His tyres were stabbed and he fled from a man who was pursuing him with a knife.
Another victim was chased into Sainsbury’s in London Colney on September 23 last year.
When he came out of the shop they tried to stab and rob him. Staff who tried to intervene were threatened.
Nelson of De Parys Avenue, Bedford; Kavanagh of Willougby Court, London Colney; Wallace Greaves of Cotton Mill Crescent, St Albans and Henry-Smith of Maynard Drive, St Albans appeared for sentence, having been convicted by a jury conspiracy to commit robbery and conspiracy to commit GBH.
The defendants, who were aged between 15 and 18 at the time of their crimes, met at school in St Albans.
Henry Smith had also pleaded guilty to causing grievous bodily harm to a man he stabbed in the back with a large black combat knife in Trumpington Drive, St Albans.
Nelson also admitted possessing cannabis in Harpenden.
Judge Richard Foster said he found Wallace Greaves, Henry-Smith and Kavanagh, who had been involved in the Cotlandswick attack, as dangerous offenders.

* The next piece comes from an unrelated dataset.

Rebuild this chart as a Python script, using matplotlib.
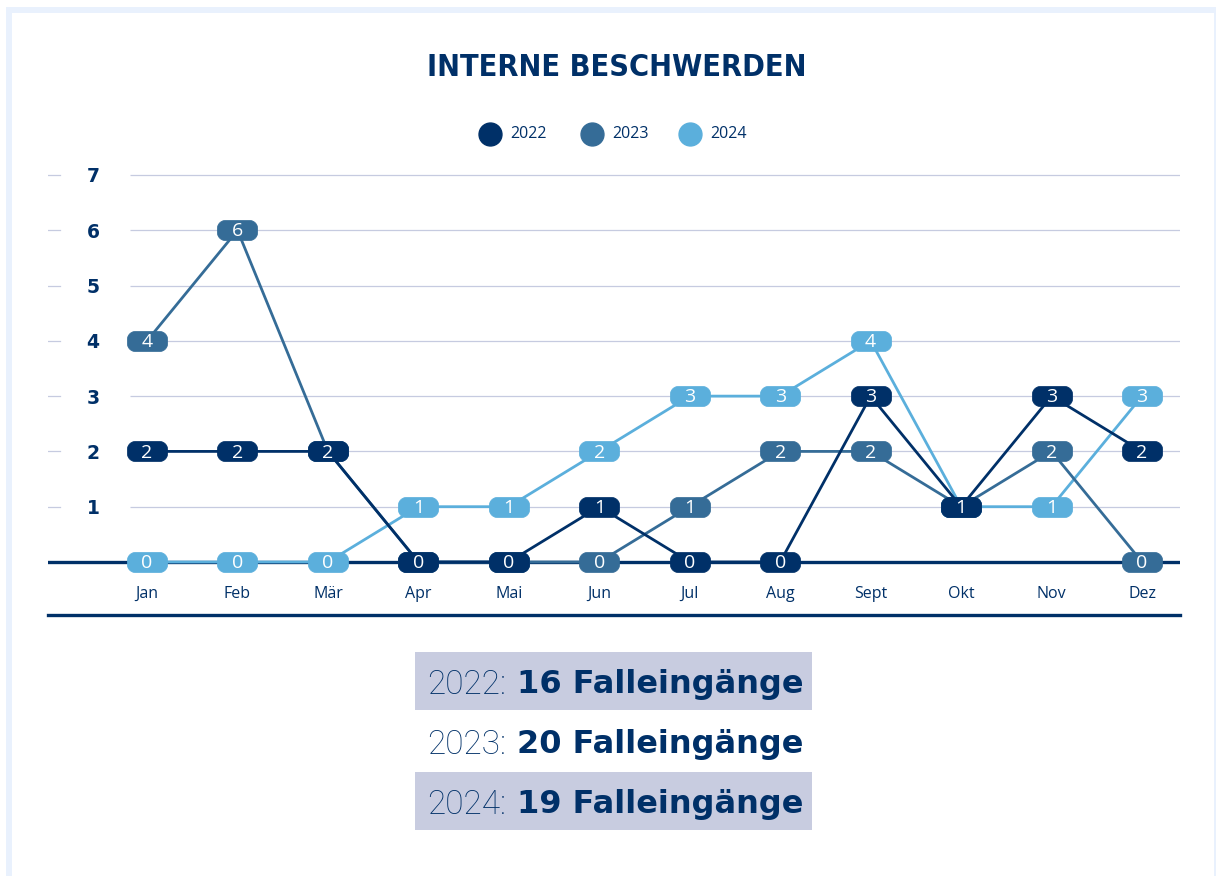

It means they were have to serve two-thirds of their sentence before they can be considered for parole. Nelson could be considered for parole after half of his sentence.
'SAVAGE' ATTACK
Wallace Greaves, Henry-Smith and Kavanagh were each sentenced to 12 years’ detention with an extended sentence of 5 years, which means they can be returned to custody at any time in the next 17 years.
Nelson was sentenced to 6 years’ detention.

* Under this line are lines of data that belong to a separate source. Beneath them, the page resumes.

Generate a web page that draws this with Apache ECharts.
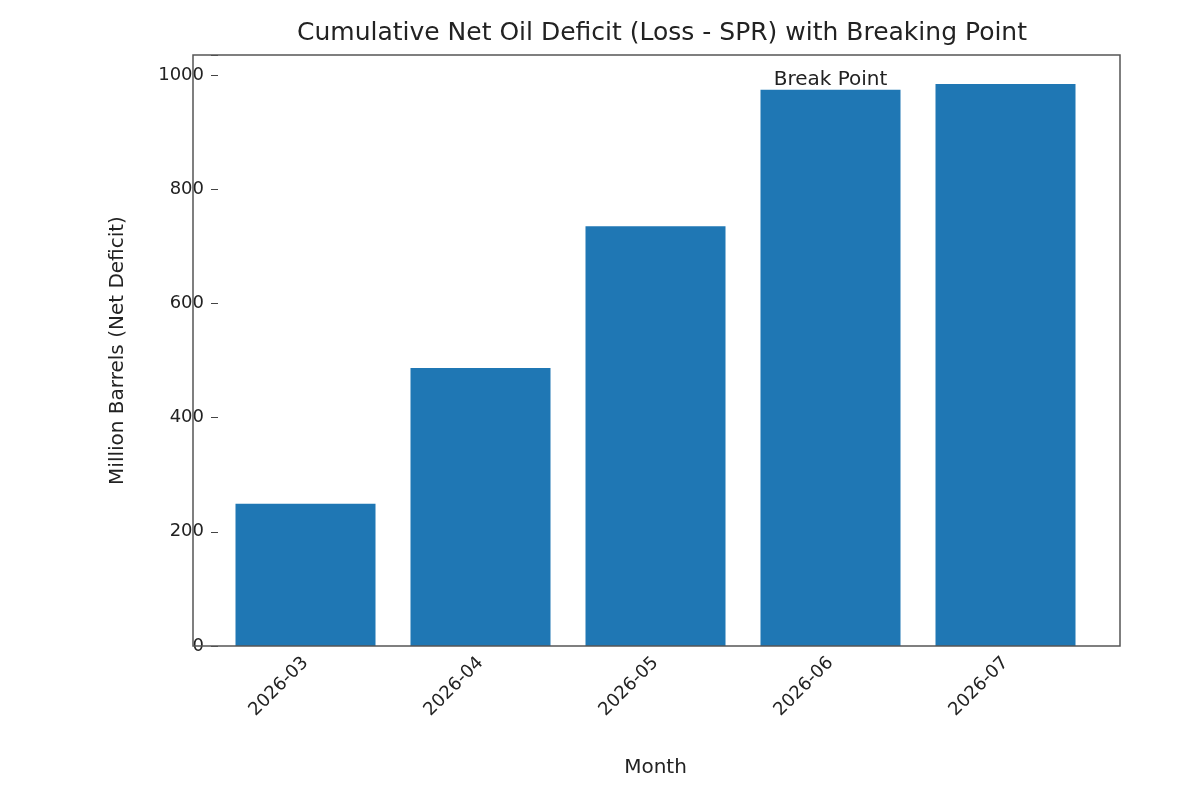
<!DOCTYPE html>
<html><head><meta charset="utf-8">
<script src="https://cdn.jsdelivr.net/npm/echarts@6/dist/echarts.min.js"></script>
<style>html,body{margin:0;background:#fff}#c{width:1200px;height:794px}</style>
</head><body><div id="c"></div>
<script>
const months = ['2026-03', '2026-04', '2026-05', '2026-06', '2026-07'];
const deficit = [249, 487, 735, 974, 984];
const yTicks = [0, 200, 400, 600, 800, 1000];

const chart = echarts.init(document.getElementById('c'));
const font = 'DejaVu Sans';
chart.setOption({
    animation: false,
    textStyle: { fontFamily: font },
    title: {
        text: 'Cumulative Net Oil Deficit (Loss - SPR) with Breaking Point',
        left: 657, top: 16, textAlign: 'center',
        textStyle: { fontSize: 25, fontWeight: 'normal', color: '#222', fontFamily: font }
    },
    graphic: [{
        type: 'rect', shape: { x: 193, y: 55, width: 927, height: 591 },
        style: { fill: 'none', stroke: '#555', lineWidth: 1.5 }, z: 10
    }],
    grid: { left: 218, right: 107, top: 55, bottom: 148 },
    xAxis: {
        type: 'category', data: months,
        name: 'Month', nameLocation: 'middle', nameGap: 112,
        nameTextStyle: { fontSize: 20, color: '#222' },
        axisLine: { show: false },
        axisTick: { alignWithLabel: true, length: 7, lineStyle: { color: '#444' } },
        axisLabel: { rotate: 45, fontSize: 18, color: '#222', margin: 14 }
    },
    yAxis: {
        type: 'value', min: 0, max: 1035, interval: 200,
        name: 'Million Barrels (Net Deficit)', nameLocation: 'middle', nameGap: 90,
        nameTextStyle: { fontSize: 20, color: '#222' },
        splitLine: { show: false },
        axisLine: { show: false },
        axisTick: { show: true, length: 7, lineStyle: { color: '#444' } },
        axisLabel: { fontSize: 18, color: '#222', margin: 14,
            formatter: v => yTicks.includes(v) ? String(v) : '' }
    },
    series: [{
        type: 'bar', data: deficit, barWidth: 140,
        itemStyle: { color: '#1f77b4' },
        markPoint: {
            symbol: 'circle', symbolSize: 0,
            data: [{ coord: ['2026-06', 974] }],
            label: { show: true, formatter: 'Break Point', position: 'top', distance: 0,
                fontSize: 20, color: '#222', fontFamily: font }
        }
    }]
});
</script></body></html>
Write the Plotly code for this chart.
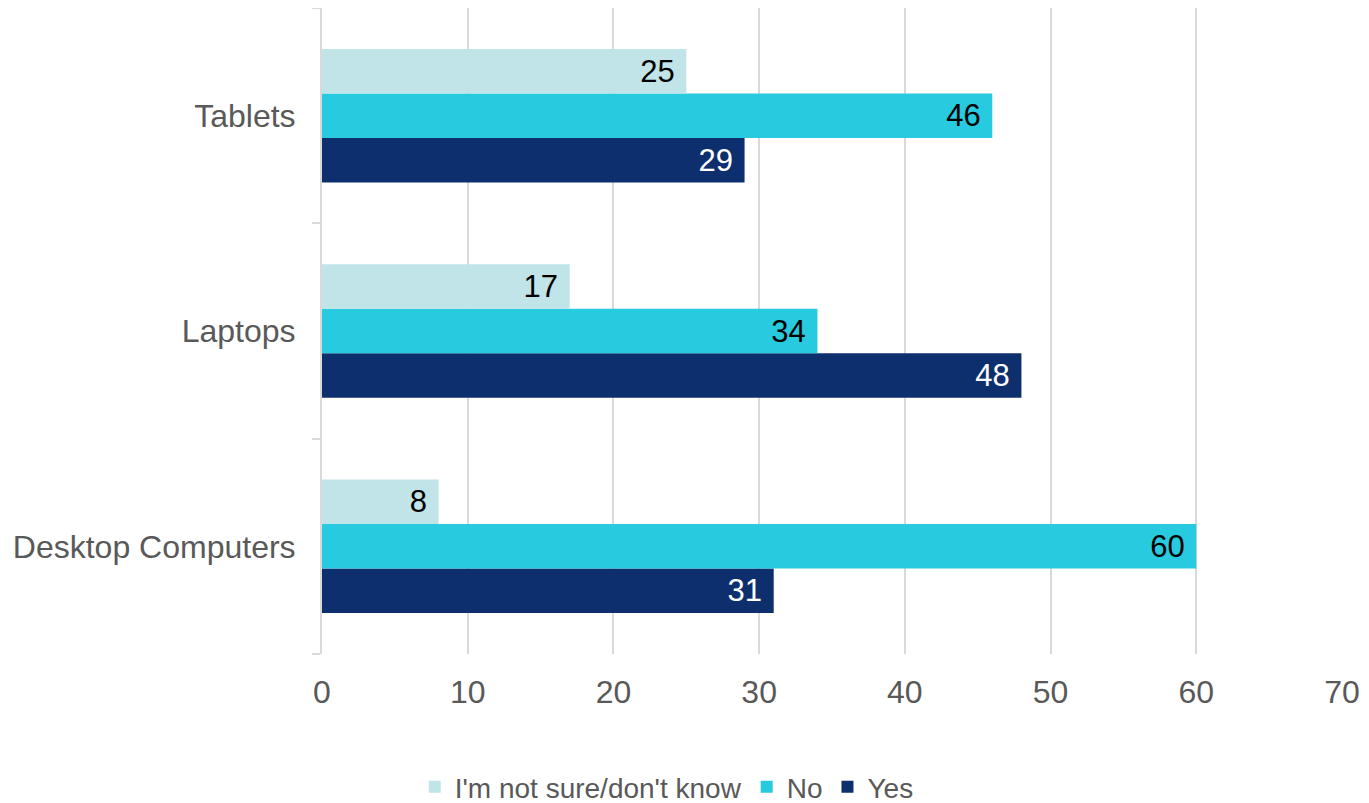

The judge told Kavanagh and Wallace Greaves, who attacked the man who had his nose chopped off: “You behaved like a savage when you carried out that merciless attack on the victim at Cotlandswick.
"It is hard to understand how one human being can behave in such a way to another. “
He told all four: “For all of you there is there is the significant aggravating features of the motivation of targeting known drug dealers - either to steal their money or drugs in the knowledge that such victims are unlikely to co-operate with the police.”
The court head that on October 22 2019, before the four events outlined by the prosecution, the police had forced entry into a home in St Edmond’s Walk, St Albans.
It was the home of a vulnerable person who was being “cuckooed” by the four who were using the address as their base.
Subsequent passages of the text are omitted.